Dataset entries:
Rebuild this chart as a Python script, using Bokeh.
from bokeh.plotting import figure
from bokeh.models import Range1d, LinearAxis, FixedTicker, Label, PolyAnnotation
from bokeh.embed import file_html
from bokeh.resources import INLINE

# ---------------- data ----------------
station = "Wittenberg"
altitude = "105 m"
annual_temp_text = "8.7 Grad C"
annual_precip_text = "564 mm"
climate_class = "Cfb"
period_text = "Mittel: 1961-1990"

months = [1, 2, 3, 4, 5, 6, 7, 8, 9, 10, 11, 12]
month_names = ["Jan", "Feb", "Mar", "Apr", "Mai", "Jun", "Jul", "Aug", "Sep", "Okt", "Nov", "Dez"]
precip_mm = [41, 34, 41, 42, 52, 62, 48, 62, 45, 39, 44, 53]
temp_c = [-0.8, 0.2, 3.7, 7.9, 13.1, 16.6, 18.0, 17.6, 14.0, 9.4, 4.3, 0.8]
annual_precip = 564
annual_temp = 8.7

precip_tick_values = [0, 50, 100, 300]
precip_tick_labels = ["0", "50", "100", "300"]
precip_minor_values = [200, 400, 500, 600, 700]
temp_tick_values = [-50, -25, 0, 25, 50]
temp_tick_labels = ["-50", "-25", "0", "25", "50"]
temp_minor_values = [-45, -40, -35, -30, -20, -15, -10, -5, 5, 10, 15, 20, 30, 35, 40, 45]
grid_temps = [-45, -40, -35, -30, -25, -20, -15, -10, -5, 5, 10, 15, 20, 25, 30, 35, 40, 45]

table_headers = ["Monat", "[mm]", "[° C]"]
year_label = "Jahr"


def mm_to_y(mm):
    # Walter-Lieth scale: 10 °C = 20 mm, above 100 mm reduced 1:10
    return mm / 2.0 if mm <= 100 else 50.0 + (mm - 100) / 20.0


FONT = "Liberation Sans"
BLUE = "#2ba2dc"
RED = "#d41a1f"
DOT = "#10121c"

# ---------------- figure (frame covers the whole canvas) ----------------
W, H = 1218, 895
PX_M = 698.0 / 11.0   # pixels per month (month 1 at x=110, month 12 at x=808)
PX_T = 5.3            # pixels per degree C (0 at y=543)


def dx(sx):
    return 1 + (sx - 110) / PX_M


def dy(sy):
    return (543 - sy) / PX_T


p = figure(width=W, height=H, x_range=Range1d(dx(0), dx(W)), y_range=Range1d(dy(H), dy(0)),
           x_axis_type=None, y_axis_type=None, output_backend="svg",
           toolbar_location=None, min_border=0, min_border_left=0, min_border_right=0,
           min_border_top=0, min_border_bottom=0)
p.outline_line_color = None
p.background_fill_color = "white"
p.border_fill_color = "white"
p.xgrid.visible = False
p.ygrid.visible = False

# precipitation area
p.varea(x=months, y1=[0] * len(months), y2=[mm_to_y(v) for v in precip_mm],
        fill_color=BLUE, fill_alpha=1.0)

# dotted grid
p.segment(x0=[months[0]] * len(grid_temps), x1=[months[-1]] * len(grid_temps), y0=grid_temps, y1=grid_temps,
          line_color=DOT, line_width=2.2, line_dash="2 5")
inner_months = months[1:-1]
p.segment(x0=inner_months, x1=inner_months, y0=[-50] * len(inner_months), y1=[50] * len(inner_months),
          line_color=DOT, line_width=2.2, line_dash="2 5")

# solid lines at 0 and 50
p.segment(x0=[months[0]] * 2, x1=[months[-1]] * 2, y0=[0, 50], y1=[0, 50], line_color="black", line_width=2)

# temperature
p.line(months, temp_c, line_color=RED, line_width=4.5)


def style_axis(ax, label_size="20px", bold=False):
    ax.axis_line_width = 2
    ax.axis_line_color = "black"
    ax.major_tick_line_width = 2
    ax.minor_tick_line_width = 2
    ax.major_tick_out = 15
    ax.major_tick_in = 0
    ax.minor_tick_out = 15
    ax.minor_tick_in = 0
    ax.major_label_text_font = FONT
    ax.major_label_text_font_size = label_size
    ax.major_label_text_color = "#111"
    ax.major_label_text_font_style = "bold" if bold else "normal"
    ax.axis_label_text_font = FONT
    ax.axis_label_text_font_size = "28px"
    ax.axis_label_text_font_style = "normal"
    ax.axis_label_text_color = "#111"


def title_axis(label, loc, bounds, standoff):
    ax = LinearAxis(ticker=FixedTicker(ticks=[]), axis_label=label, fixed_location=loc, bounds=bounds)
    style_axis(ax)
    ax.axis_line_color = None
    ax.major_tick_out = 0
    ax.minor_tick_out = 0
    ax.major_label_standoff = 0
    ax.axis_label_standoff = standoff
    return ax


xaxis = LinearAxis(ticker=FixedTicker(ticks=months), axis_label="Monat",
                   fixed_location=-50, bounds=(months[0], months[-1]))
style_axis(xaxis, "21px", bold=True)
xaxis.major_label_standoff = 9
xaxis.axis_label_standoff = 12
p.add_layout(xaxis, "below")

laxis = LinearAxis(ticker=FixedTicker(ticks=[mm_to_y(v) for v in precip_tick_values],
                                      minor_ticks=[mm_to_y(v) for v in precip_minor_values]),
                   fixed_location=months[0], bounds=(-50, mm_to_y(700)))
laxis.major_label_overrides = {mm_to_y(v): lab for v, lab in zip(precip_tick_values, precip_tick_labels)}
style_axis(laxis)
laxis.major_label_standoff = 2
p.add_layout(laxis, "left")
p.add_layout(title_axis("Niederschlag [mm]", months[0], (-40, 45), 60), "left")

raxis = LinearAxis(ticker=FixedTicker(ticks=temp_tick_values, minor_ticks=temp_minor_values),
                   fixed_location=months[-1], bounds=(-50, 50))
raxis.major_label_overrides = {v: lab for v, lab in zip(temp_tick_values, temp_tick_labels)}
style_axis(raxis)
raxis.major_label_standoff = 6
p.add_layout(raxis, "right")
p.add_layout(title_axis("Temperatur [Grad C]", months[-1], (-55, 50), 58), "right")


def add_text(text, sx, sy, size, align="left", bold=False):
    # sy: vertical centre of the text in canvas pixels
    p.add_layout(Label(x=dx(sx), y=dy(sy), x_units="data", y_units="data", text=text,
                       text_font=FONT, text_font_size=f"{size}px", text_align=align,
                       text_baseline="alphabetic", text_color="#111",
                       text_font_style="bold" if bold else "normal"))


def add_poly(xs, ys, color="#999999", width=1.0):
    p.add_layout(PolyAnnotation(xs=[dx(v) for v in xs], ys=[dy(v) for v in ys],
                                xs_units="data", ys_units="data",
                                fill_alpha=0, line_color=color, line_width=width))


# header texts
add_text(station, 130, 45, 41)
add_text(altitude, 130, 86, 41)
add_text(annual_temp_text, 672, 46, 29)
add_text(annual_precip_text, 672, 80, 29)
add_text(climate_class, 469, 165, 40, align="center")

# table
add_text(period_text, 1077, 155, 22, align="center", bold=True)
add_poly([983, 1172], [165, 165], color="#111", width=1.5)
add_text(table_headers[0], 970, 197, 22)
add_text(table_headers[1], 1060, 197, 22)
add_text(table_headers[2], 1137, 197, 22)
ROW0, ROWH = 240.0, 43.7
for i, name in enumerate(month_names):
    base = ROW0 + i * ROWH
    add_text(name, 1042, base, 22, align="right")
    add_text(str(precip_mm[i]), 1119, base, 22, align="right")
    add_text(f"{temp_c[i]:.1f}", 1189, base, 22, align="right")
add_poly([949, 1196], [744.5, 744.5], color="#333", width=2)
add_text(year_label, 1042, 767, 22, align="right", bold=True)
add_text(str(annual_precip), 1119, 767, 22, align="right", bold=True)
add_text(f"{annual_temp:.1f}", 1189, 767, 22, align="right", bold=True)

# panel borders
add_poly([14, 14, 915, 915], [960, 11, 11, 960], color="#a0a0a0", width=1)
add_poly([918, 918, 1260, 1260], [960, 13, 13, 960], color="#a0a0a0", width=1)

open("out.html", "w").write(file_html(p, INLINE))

* * *

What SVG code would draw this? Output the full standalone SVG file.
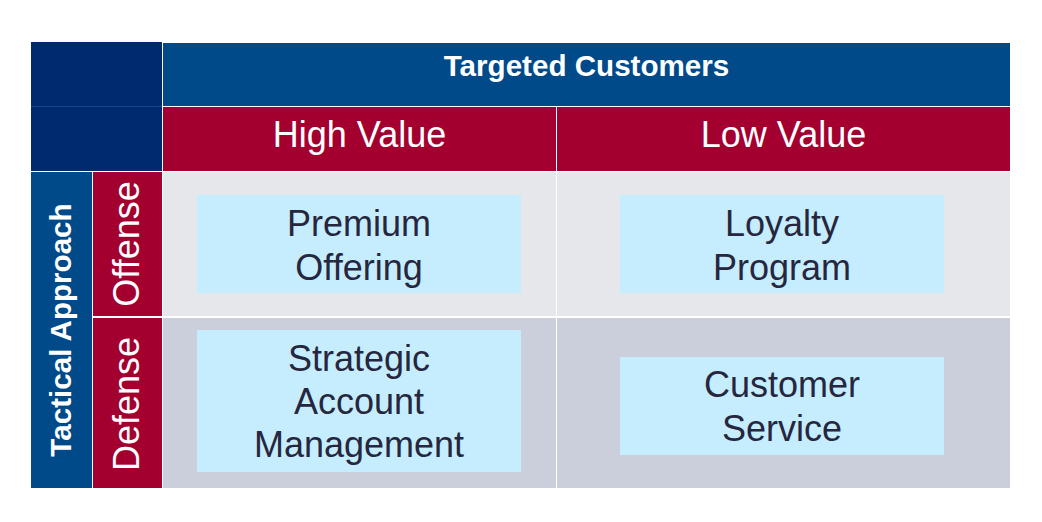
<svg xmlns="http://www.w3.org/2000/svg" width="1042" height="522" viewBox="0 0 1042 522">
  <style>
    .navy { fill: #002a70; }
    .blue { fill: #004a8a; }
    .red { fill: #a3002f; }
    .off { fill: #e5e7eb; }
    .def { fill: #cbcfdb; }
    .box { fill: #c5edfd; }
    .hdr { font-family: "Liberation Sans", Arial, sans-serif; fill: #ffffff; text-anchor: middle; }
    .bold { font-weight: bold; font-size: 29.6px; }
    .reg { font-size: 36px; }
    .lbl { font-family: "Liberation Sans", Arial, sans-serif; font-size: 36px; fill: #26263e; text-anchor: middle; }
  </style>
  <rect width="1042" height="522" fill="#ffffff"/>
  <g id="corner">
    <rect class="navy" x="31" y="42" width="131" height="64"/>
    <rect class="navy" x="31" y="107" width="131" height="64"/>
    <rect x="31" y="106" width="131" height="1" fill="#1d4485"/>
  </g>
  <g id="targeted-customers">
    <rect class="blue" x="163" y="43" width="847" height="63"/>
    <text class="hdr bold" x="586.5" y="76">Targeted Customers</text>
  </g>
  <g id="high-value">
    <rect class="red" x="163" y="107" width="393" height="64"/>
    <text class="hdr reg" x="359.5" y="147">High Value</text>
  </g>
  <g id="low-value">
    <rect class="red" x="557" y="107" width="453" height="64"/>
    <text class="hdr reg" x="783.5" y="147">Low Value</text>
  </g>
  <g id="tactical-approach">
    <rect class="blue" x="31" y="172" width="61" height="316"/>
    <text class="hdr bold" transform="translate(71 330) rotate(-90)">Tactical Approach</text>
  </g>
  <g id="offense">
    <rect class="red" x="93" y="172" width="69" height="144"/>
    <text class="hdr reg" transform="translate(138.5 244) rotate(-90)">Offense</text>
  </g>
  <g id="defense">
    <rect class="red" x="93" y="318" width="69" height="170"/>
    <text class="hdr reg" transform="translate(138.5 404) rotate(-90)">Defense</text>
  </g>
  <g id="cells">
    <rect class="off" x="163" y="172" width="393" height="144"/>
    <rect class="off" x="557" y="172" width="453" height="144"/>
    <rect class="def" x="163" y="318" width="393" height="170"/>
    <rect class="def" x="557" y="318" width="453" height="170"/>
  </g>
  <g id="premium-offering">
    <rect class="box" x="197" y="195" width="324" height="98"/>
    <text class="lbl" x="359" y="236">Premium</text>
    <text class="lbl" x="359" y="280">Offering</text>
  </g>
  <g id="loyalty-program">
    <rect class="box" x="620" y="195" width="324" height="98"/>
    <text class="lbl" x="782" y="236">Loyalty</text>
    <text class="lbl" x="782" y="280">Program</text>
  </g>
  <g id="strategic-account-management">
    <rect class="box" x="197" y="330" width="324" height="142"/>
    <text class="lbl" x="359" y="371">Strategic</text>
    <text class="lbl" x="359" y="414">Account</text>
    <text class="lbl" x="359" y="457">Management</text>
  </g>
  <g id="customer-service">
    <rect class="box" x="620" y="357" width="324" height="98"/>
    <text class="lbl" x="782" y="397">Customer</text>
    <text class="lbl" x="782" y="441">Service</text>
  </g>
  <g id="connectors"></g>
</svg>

* * *

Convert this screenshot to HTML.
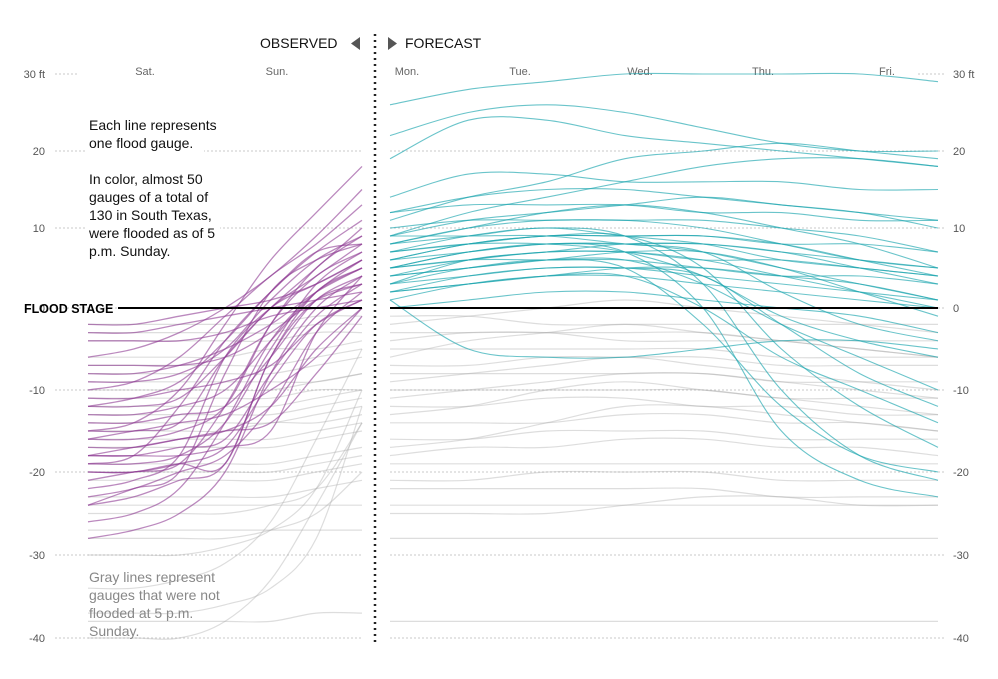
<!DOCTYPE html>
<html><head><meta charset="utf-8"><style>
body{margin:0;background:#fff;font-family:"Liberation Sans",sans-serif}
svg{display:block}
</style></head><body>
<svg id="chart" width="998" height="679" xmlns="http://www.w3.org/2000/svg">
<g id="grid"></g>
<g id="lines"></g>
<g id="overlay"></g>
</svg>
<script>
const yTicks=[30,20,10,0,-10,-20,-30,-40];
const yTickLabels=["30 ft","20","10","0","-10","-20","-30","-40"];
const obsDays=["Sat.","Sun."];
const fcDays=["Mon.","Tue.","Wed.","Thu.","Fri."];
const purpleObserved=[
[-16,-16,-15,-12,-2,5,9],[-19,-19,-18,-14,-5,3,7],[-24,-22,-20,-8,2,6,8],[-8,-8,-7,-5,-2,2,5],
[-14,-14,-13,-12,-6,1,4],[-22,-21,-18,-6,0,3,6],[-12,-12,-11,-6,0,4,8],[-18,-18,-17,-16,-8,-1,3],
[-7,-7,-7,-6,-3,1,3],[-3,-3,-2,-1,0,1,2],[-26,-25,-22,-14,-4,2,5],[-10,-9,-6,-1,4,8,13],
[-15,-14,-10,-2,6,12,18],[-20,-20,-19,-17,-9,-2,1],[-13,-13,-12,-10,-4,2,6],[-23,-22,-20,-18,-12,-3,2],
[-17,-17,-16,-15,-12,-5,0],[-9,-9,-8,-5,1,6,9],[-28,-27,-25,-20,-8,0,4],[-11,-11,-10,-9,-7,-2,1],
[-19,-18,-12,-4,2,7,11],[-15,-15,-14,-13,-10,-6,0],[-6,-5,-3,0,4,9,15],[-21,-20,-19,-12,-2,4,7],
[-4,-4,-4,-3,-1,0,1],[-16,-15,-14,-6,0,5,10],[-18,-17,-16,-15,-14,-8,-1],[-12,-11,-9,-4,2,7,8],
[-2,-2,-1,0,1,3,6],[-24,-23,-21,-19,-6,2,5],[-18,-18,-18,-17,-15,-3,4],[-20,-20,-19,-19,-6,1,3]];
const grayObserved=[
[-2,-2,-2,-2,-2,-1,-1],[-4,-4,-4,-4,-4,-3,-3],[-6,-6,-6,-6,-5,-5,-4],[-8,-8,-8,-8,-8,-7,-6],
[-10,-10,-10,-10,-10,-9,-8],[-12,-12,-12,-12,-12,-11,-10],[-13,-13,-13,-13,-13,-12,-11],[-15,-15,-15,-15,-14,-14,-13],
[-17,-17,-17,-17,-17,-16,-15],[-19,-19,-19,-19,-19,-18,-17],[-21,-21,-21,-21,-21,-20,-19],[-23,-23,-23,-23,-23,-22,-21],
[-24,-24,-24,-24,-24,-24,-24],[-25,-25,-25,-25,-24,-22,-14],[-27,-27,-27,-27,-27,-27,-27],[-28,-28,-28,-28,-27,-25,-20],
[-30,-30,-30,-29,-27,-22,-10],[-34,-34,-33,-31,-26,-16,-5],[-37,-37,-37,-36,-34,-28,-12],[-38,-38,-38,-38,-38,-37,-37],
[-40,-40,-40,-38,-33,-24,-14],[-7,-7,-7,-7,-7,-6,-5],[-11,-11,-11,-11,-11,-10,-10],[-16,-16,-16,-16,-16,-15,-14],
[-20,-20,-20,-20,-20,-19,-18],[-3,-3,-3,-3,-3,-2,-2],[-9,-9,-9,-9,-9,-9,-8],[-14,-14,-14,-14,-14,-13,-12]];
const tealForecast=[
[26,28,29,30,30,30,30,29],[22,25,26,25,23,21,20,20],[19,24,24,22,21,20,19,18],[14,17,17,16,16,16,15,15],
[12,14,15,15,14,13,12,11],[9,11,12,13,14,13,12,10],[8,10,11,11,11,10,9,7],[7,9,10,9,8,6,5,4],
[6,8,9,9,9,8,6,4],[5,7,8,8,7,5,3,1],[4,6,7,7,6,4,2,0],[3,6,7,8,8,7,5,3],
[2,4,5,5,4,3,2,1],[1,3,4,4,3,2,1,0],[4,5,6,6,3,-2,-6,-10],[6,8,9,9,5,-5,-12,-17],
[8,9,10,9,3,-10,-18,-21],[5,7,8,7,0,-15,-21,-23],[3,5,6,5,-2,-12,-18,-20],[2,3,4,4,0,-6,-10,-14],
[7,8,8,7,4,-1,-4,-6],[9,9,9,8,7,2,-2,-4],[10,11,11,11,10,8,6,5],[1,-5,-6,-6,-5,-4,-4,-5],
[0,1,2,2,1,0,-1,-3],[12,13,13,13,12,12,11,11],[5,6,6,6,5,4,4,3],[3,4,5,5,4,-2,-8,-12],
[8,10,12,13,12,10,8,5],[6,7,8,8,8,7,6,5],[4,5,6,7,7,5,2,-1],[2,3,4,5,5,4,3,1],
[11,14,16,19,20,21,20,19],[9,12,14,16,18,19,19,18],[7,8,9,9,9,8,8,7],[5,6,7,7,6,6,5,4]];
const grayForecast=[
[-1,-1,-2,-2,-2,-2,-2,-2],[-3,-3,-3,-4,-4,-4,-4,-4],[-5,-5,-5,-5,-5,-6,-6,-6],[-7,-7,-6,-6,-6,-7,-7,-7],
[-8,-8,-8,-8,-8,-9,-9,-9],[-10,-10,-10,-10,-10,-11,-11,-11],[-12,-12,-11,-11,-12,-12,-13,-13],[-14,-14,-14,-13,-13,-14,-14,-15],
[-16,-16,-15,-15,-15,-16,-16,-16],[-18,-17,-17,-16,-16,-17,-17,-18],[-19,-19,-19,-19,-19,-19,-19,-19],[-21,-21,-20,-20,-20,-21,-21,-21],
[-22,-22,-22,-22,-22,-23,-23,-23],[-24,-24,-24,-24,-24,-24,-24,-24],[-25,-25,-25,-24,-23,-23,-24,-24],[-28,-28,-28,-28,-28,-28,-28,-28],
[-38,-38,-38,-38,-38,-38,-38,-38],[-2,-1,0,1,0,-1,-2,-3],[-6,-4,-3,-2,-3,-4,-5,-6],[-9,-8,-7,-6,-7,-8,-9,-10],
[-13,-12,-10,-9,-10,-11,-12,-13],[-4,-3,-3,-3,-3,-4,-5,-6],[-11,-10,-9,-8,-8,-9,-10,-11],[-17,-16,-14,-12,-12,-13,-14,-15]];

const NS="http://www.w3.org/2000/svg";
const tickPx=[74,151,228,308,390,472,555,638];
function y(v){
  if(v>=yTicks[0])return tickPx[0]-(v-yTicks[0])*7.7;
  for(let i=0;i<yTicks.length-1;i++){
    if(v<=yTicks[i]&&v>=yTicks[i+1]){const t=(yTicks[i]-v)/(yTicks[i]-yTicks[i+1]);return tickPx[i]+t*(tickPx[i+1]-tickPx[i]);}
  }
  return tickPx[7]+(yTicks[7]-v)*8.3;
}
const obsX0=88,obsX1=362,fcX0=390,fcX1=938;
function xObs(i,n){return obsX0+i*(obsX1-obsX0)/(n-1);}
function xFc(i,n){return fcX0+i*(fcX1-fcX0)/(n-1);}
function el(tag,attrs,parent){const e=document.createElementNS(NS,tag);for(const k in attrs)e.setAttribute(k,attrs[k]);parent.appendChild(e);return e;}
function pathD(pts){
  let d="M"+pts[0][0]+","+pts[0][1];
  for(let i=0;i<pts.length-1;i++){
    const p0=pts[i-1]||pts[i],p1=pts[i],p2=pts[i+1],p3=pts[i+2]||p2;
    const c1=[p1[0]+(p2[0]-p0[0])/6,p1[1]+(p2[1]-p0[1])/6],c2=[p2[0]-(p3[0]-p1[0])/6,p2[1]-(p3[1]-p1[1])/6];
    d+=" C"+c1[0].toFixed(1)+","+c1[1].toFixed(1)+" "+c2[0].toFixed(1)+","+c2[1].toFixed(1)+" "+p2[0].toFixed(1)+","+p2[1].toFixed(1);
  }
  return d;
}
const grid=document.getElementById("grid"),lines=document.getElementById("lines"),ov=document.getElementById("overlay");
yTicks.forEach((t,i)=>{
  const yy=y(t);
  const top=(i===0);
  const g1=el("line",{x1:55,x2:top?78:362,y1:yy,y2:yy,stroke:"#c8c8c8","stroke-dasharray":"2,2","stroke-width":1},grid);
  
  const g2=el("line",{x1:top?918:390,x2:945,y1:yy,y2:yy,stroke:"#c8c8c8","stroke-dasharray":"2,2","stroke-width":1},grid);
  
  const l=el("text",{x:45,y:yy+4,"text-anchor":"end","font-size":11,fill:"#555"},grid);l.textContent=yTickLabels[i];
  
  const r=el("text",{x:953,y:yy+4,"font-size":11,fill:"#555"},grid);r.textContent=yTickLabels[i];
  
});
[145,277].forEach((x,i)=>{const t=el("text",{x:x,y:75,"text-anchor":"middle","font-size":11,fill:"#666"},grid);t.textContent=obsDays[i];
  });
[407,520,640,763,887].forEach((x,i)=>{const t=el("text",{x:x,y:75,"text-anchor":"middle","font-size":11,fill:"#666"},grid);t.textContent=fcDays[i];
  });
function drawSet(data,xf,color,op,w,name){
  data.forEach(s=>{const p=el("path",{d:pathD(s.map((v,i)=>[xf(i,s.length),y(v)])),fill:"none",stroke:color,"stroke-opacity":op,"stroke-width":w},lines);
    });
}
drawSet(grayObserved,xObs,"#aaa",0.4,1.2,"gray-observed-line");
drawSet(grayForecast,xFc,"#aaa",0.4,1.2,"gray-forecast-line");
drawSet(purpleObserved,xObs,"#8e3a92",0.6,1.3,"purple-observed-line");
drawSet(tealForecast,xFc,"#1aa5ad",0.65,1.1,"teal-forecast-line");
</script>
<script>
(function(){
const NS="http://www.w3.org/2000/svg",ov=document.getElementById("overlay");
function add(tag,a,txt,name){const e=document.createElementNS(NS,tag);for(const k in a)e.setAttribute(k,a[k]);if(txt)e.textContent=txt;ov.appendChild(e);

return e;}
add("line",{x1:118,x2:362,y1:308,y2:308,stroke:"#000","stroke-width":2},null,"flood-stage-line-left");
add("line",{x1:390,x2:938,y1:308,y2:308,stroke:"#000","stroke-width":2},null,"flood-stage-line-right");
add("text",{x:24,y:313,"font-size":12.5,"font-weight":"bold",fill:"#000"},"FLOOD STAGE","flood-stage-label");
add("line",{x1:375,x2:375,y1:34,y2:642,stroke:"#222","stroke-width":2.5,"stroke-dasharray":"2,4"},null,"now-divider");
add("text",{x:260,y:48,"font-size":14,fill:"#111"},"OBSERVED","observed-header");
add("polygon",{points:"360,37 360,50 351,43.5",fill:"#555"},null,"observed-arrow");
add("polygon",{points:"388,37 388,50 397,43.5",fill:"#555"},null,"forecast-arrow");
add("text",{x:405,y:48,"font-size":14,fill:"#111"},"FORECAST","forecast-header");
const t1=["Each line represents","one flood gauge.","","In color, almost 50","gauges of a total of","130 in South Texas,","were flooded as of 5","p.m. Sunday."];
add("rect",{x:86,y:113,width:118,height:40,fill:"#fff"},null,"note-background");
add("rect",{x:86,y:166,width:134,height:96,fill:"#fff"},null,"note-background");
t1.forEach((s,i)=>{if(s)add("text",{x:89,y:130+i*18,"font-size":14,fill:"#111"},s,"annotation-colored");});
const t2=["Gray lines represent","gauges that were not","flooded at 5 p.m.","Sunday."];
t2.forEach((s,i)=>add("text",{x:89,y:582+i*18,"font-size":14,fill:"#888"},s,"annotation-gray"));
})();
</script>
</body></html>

■ GIVEN EXERCISE
Starting at the line that contains "Rebuild this chart", set down every line up to and including the line that contains "from bokeh.resources import INLINE", exactly as given, and no other line.

■ OUTPUT FOR THIS EXERCISE
Rebuild this chart as a Python script, using Bokeh.
from bokeh.plotting import figure
from bokeh.models import Range1d, LinearAxis, FixedTicker, Label, PolyAnnotation
from bokeh.embed import file_html
from bokeh.resources import INLINE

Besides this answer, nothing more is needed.